Unfortunately, a new meaning was added to the piece when one of the students who worked on the project, Taryn Culpepper, 17, was killed in a single-car crash on December 16 of last year, along with Zachary Fagan, 17, also of MCHS.

“It was an incredibly emotional time,” Andrews said. “We heard about the accident that morning. The whole school got together and we had a moment where the kids just talked about what happened.”

After the assembly, Andrews’ class unanimously told him that they wanted to make the repurposed sculpture into a monument for all of the students that have been lost over the years.
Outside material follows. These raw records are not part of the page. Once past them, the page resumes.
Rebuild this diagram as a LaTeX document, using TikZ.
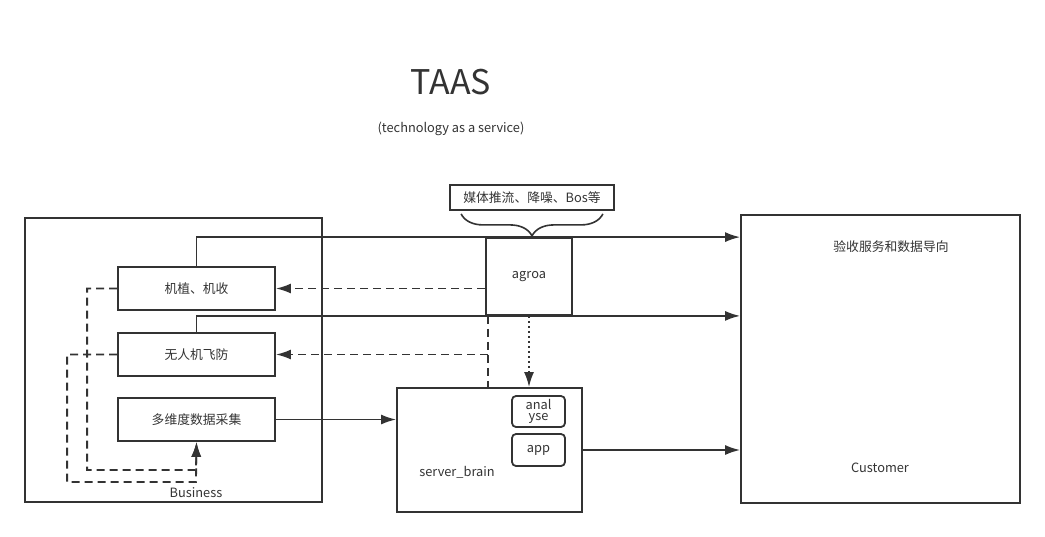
\documentclass[tikz,border=0pt]{standalone}
\usepackage{fontspec}
\setmainfont{Noto Sans CJK SC}
\usetikzlibrary{arrows.meta,decorations.pathreplacing}
\definecolor{linegray}{HTML}{333333}
\begin{document}
\begin{tikzpicture}[x=1pt,y=-1pt,font=\fontsize{12.8}{15}\selectfont,text=linegray]
    % Define styles
    \tikzstyle{bigbox}=[draw=linegray,line width=1.8pt,inner sep=0pt]
    \tikzstyle{block}=[draw=linegray,line width=1.8pt,minimum width=157pt,minimum height=43pt,inner sep=0pt]
    \tikzstyle{subblock}=[draw=linegray,line width=1.8pt,rounded corners=4pt,minimum width=53pt,minimum height=31pt,inner sep=0pt,align=center]
    \tikzstyle{outedge}=[line width=1.7pt,draw=linegray,-{Latex[length=15pt,width=10pt]}]
    \tikzstyle{dashedge}=[line width=1.8pt,draw=linegray,dash pattern=on 8pt off 5pt,-{Latex[length=15pt,width=10pt]}]
    \tikzstyle{dashline}=[line width=1.8pt,draw=linegray,dash pattern=on 8pt off 5pt]
    \tikzstyle{dotedge}=[line width=1.8pt,draw=linegray,dash pattern=on 2.5pt off 2.5pt,-{Latex[length=15pt,width=10pt]}]

    \useasboundingbox (0,0) rectangle (1045,536);

    % Title
    \node (t) at (451,82) {\fontsize{34}{40}\selectfont TAAS};
    \node (st) at (451,129) {(technology as a service)};

    % Draw the big boxes
    \node[bigbox,minimum width=297pt,minimum height=284pt] (1) at (173.5,360) {};
    \node (1l) at (196,493) {Business};
    \node[bigbox,minimum width=279pt,minimum height=288pt] (8) at (880.5,359) {};
    \node (8t) at (891,247) {验收服务和数据导向};
    \node (8l) at (880,468) {Customer};

    % Draw the business nodes
    \node[block] (2) at (196.5,288.5) {机植、机收};
    \node[block] (3) at (196.5,354.5) {无人机飞防};
    \node[block] (4) at (196.5,419.5) {多维度数据采集};

    % Draw the middle nodes
    \node[bigbox,minimum width=164pt,minimum height=25pt] (5) at (532,197.5) {媒体推流、降噪、Bos等};
    \node[bigbox,minimum width=86pt,minimum height=77pt] (6) at (529,276.5) {agroa};
    \node[bigbox,minimum width=185pt,minimum height=124pt] (7) at (489.5,450) {};
    \node (7l) at (457,472) {server\_brain};
    \node[subblock,font=\fontsize{12.8}{11}\selectfont] (71) at (538.5,411.5) {anal\\yse};
    \node[subblock,minimum height=32pt] (72) at (538.5,450) {app};

    % Draw the brace
    \draw[draw=linegray,line width=1.6pt,decorate,decoration={brace,mirror,amplitude=22pt}]
        ([xshift=12,yshift=-3]5.south west) -- ([xshift=-12,yshift=-3]5.south east);

    % Draw the edges
    \draw[outedge] (2.north) |- (8.west |- 6.north);
    \draw[outedge] (3.north) |- (8.west |- 6.south);
    \draw[outedge] (4.east) -- (7.west |- 4.east);
    \draw[outedge] (7.east) -- (8.west |- 7.east);
    \draw[dashedge] (6.west |- 2.east) -- (2.east);
    \draw[dashedge] ([xshift=3]6.south west) |- (3.east);
    \draw[dashline] ([xshift=3]6.south west) -- ([xshift=3]6.south west |- 7.north);
    \draw[dotedge] (6.south) -- (6.south |- 7.north);

    % Draw the feedback loops
    \coordinate (c1) at (196,470);
    \coordinate (c2) at (196,482);
    \draw[dashedge] (2.west) -- ++(-30,0) |- (c1) -- (4.south);
    \draw[dashedge] (3.west) -- ++(-50,0) |- (c2) -- (4.south);
\end{tikzpicture}
\end{document}
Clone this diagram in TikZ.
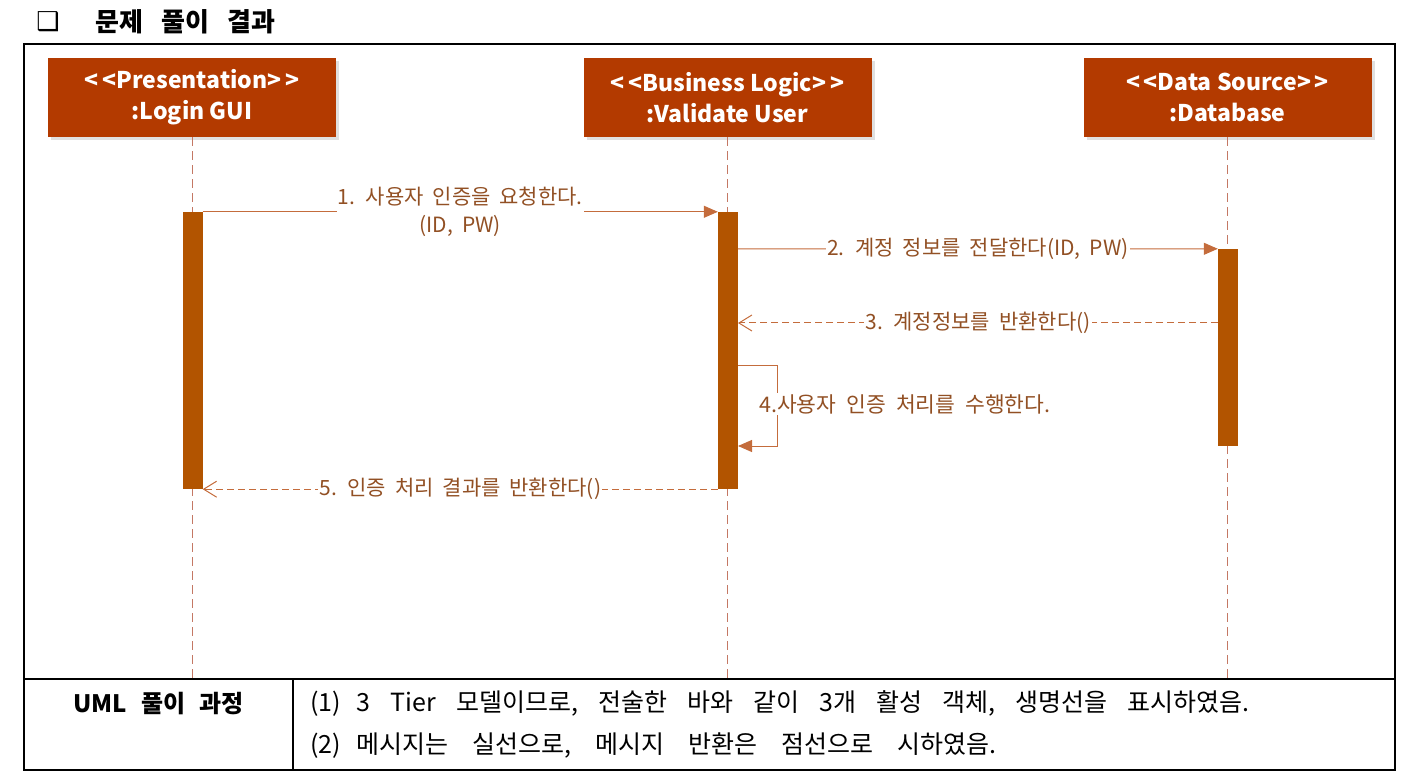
\documentclass[tikz,border=0pt]{standalone}
\usepackage{fontspec}
\setmainfont{Noto Sans CJK KR}[Ligatures=TeXOff]
\newfontfamily\symfont{DejaVu Sans}
\usetikzlibrary{arrows.meta,positioning}
\newcommand\wsp[1]{\spaceskip=#1\relax}

\definecolor{boxred}{RGB}{179,58,0}
\definecolor{actbrown}{RGB}{178,84,0}
\definecolor{msgcol}{RGB}{196,108,60}
\definecolor{lblcol}{RGB}{146,80,36}
\definecolor{lifecol}{RGB}{196,120,100}

\tikzset{
  objbox/.style={fill=boxred, text=white, minimum width=288, minimum height=79,
    inner sep=0pt, align=center, font=\fontsize{23}{31}\selectfont\bfseries},
  shadowbox/.style={fill=black!12, minimum width=288, minimum height=79, inner sep=0pt},
  actbar/.style={fill=actbrown, minimum width=20, inner sep=0pt},
  lifeline/.style={lifecol, line width=0.8pt, dash pattern=on 9pt off 5pt},
  msgline/.style={msgcol, line width=1pt, -{Triangle[length=14pt,width=12pt]}},
  retline/.style={msgcol, line width=1pt, dash pattern=on 7pt off 4pt,
    -{Straight Barb[length=13pt,width=16pt]}},
  lbl/.style={fill=white, text=lblcol, inner sep=1pt, align=center,
    font=\fontsize{21}{28}\selectfont},
  tabtxt/.style={anchor=west, inner sep=0pt, font=\fontsize{25}{27}\selectfont}
}

\begin{document}
\begin{tikzpicture}[x=1pt,y=-1pt]
  \useasboundingbox (0,0) rectangle (1405,775);

  %%%%% TITLE %%%%%
  \node (titleMark) at (48,22) {\symfont\fontsize{26}{26}\selectfont\bfseries ❑};
  \node[anchor=west, font=\fontsize{26}{26}\selectfont\bfseries] (titleTxt) at (92,22)
    {문제\hspace{18pt}풀이\hspace{18pt}결과};

  %%%%% FRAME %%%%%
  \draw[line width=1.5pt] (24,44) rectangle (1395,770);
  \draw[line width=1.2pt] (24,679) -- (1395,679);
  \draw[line width=1.2pt] (293,679) -- (293,770);

  %%%%% OBJECTS %%%%%
  \node[shadowbox] at (195,100.5) {};
  \node[shadowbox] at (730.5,100.5) {};
  \node[shadowbox] at (1230.5,100.5) {};
  \node[objbox] (objGUI) at (192,97.5) {<\,<Presentation>\,>\\:Login GUI};
  \node[objbox] (objVal) at (727.5,97.5) {<\,<Business Logic>\,>\\:Validate User};
  \node[objbox] (objDB) at (1227.5,97.5) {<\,<Data Source>\,>\\:Database};

  %%%%% LIFELINES %%%%%
  \coordinate (endGUI) at (192,679);
  \coordinate (endVal) at (727.5,679);
  \coordinate (endDB) at (1227.5,679);
  \draw[lifeline] (objGUI.south) -- (endGUI);
  \draw[lifeline] (objVal.south) -- (endVal);
  \draw[lifeline] (objDB.south) -- (endDB);

  %%%%% ACTIVATIONS %%%%%
  \node[actbar, minimum height=277] (actGUI) at (192.5,350.5) {};
  \node[actbar, minimum height=277] (actVal) at (728,350.5) {};
  \node[actbar, minimum height=197] (actDB) at (1228,347.5) {};

  %%%%% MESSAGES %%%%%
  \draw[msgline] (actGUI.north east) -- node[lbl] (lbl1)
    {\wsp{9pt}1. 사용자 인증을 요청한다.\\\wsp{9pt}(ID, PW)} (actVal.north west);

  \coordinate (m2from) at (738,249);
  \draw[msgline] (m2from) -- node[lbl] (lbl2)
    {\wsp{9pt}2. 계정 정보를 전달한다(ID, PW)} (actDB.north west);

  \coordinate (r3from) at (1218,323);
  \coordinate (r3to) at (738,323);
  \draw[retline] (r3from) -- node[lbl] (lbl3) {\wsp{9pt}3. 계정정보를 반환한다()} (r3to);

  \coordinate (s4from) at (738,366);
  \coordinate (s4to) at (738,446);
  \draw[msgline] (s4from) -- ++(39,0) |- (s4to);
  \node[lbl, anchor=west, font=\fontsize{21.5}{28}\selectfont] (lbl4) at (758,404)
    {\wsp{10pt}4.사용자 인증 처리를 수행한다.};

  \draw[retline] (actVal.south west) -- node[lbl] (lbl5)
    {\wsp{9pt}5. 인증 처리 결과를 반환한다()} (actGUI.south east);

  %%%%% TABLE %%%%%
  \node[font=\fontsize{24}{26}\selectfont\bfseries] (umlHead) at (158.5,704)
    {UML\hspace{14pt}풀이\hspace{14pt}과정};
  \node[tabtxt] (item1) at (310,704)
    {\wsp{20pt}(1)\hspace{16pt}3 Tier 모델이므로, 전술한 바와 같이 3개 활성 객체, 생명선을 표시하였음.};
  \node[tabtxt] (item2) at (310,746)
    {\wsp{24pt}(2)\hspace{16pt}메시지는 실선으로, 메시지 반환은 점선으로 시하였음.};
\end{tikzpicture}
\end{document}
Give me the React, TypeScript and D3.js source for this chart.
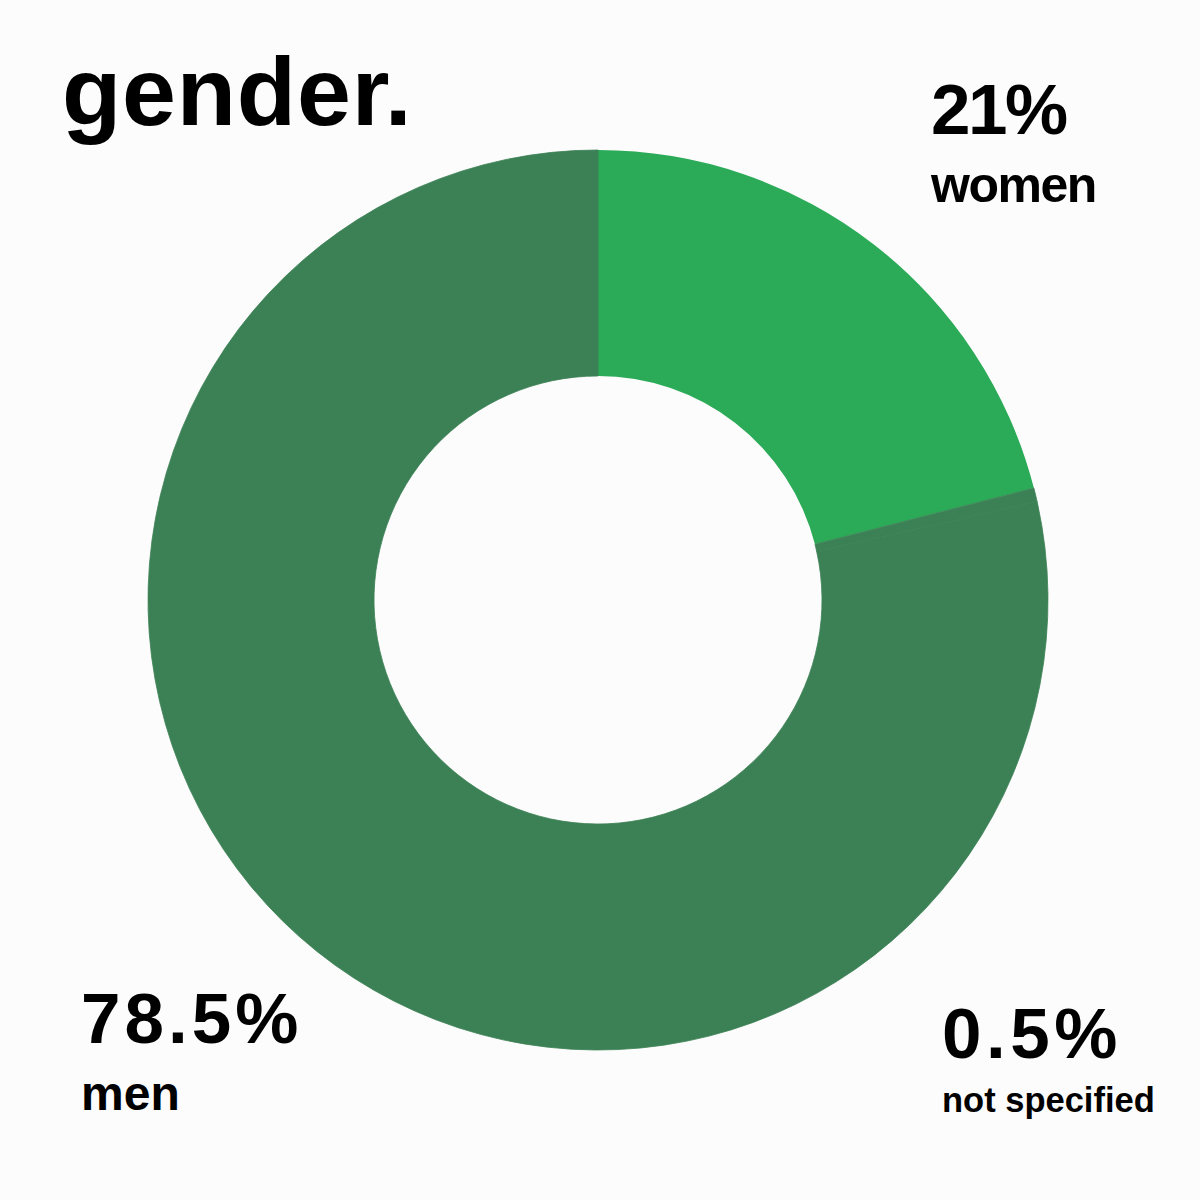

Andrews had the dedication approved by the local Designations Committee, and it will soon be voted on by the Clarksville City Council. Money to complete the base of the sculpture has been donated by the APSU Center of Excellence for the Creative Arts and the Clarksville Arts & Heritage Development Council. Andrews expects the piece to be publicly installed by May at Upland Trail Park in downtown, if all goes according to plan.

“It’s going to be a place where people can go and meditate or think about those young lives that they have lost.”

As for the collaborative aspect of the sculpture, the deadline for students to submit their wishes is Friday, March 27. Any wish, whether it is something creative, silly, simple, complex, or deeply personal, is acceptable. “I don’t envision them ever being read…they will not be judged or questioned.”

The letters should be sealed, and teachers can collect and send them via courier to Anthony Johnson, Related Arts CCT, at Central Office.